Happiness. It's relative.
If my dad was asked this question, he’d say that he hoped people would say he was a good provider. But what he really wanted to hear was that ‘he was smart and good lookin.’
Say hey, good lookin’ – what ya got cookin’?
How’s about cookin’ somethin’ up with me?
Hey, sweet baby – don’t you think maybe
We can find us a brand new recipe?
Hank Williams, 1951)
I must’ve heard my dad sing this to my mother in the kitchen a thousand times. She ignored him and kept stirring the soup or mashing the potatoes or whatever it was she was doing in her apron made from leftover curtain material complete with a ruffle around the edge and a tie long enough to make a big sweet bow.

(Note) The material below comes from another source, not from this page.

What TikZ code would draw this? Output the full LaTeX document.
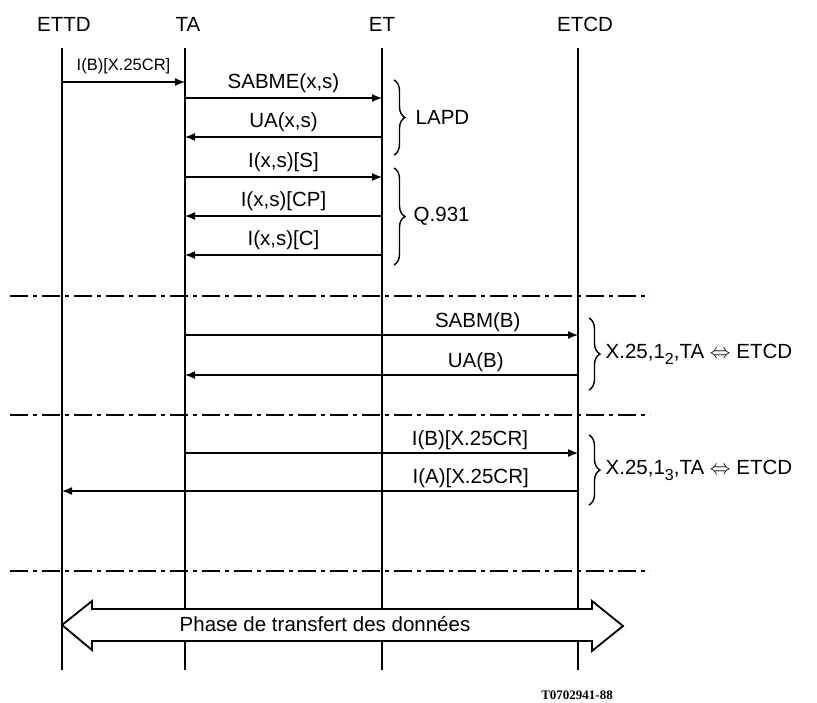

When I was little, my dad would pick me up and put me on top of the refrigerator where I’d watch him do his crooning and little shuffle between the stove where my mom was standing and the sink where he could look out over the back yard. She liked all this sweet attention, but she was also irked a large part of the time, at least on the weeknights when my dad was just stopping by for dinner.

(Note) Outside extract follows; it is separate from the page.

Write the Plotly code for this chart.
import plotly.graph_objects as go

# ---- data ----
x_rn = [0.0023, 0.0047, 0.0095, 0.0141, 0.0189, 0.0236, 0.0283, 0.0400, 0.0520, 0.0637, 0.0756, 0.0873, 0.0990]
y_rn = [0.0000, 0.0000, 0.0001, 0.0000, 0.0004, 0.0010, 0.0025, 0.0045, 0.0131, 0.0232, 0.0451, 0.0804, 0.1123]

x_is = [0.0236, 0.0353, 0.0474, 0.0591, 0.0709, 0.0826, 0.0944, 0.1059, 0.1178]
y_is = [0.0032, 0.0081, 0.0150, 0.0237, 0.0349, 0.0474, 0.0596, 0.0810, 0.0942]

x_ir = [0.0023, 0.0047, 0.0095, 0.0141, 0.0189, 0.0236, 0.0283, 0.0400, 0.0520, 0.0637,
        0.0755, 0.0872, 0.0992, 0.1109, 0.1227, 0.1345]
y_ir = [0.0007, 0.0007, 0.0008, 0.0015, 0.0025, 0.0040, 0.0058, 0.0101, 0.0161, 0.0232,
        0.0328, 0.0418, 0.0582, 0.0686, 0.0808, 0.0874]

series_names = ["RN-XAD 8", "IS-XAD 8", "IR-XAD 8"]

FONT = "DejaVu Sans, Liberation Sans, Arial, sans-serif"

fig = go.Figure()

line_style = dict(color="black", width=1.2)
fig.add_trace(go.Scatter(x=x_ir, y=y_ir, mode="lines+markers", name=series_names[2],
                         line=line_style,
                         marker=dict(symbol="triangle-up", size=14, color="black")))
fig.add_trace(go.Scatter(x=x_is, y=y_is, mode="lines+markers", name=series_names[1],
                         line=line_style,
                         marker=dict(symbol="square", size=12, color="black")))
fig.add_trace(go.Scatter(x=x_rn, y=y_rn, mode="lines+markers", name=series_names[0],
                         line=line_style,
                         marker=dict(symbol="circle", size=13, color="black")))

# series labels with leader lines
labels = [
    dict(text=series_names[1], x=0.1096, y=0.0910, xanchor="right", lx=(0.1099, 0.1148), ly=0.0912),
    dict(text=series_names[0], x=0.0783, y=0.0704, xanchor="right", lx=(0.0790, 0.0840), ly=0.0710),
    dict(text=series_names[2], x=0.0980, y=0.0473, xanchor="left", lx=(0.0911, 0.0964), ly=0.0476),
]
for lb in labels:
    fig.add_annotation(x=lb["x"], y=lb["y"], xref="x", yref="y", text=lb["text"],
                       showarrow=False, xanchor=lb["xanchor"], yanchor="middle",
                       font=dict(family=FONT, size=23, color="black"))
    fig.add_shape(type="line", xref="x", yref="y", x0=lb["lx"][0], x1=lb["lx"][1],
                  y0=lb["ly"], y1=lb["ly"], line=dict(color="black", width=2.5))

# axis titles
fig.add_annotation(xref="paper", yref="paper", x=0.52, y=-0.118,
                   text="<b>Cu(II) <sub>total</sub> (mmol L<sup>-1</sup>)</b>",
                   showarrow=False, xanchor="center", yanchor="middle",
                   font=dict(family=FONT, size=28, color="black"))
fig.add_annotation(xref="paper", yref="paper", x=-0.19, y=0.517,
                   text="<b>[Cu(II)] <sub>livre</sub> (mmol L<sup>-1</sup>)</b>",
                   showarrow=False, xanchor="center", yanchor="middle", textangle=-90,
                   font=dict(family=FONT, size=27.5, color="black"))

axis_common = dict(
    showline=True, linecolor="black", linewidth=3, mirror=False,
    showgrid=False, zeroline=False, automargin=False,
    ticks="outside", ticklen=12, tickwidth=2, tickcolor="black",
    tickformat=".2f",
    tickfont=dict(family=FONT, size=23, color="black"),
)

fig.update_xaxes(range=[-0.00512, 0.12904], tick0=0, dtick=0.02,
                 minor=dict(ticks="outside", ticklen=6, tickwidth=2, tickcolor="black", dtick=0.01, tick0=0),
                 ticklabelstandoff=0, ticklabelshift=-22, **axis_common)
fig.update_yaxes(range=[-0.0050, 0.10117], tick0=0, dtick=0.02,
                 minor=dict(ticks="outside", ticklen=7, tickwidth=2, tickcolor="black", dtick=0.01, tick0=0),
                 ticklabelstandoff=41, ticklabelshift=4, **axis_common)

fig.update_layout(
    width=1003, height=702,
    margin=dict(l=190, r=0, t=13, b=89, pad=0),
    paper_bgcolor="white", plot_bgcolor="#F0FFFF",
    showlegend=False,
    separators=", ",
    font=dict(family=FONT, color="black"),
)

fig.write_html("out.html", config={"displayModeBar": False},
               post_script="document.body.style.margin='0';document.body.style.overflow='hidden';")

After dinner, he’d grab his horn in the black tattered case and head out to a roadhouse to play with whatever band it was that week. He’d drive home, later than I ever knew, in time to sleep a few hours and get up for work at Sears where, first, he sold tires, and then appliances. He was a terrific salesman, his routine in the kitchen the best evidence of that.
At his funeral, when I stood up to do my version of a eulogy, I right away told the assembled grandchildren – all adults then – that their grandfather would think they were smart and good lookin’. It was his best compliment. As he got older and stopped with the trumpet-playing at night, he was pretty spare in his compliments, but one or two fell on me. I don’t remember when, but I still see the fairy dust sometime.
So, if somebody was to say I was ‘smart and good lookin,’ I wouldn’t be offended. I’d put it in my pocket and save it for a long time.
He sounds like he enjoyed life greatly, which many people do not. Grabbing his horn, and playing at a roadhouse. Being a good salesperson, and liking it. Being an affectionate spouse, and parent. He hit the high notes of life.
honesty is good and this made me smile.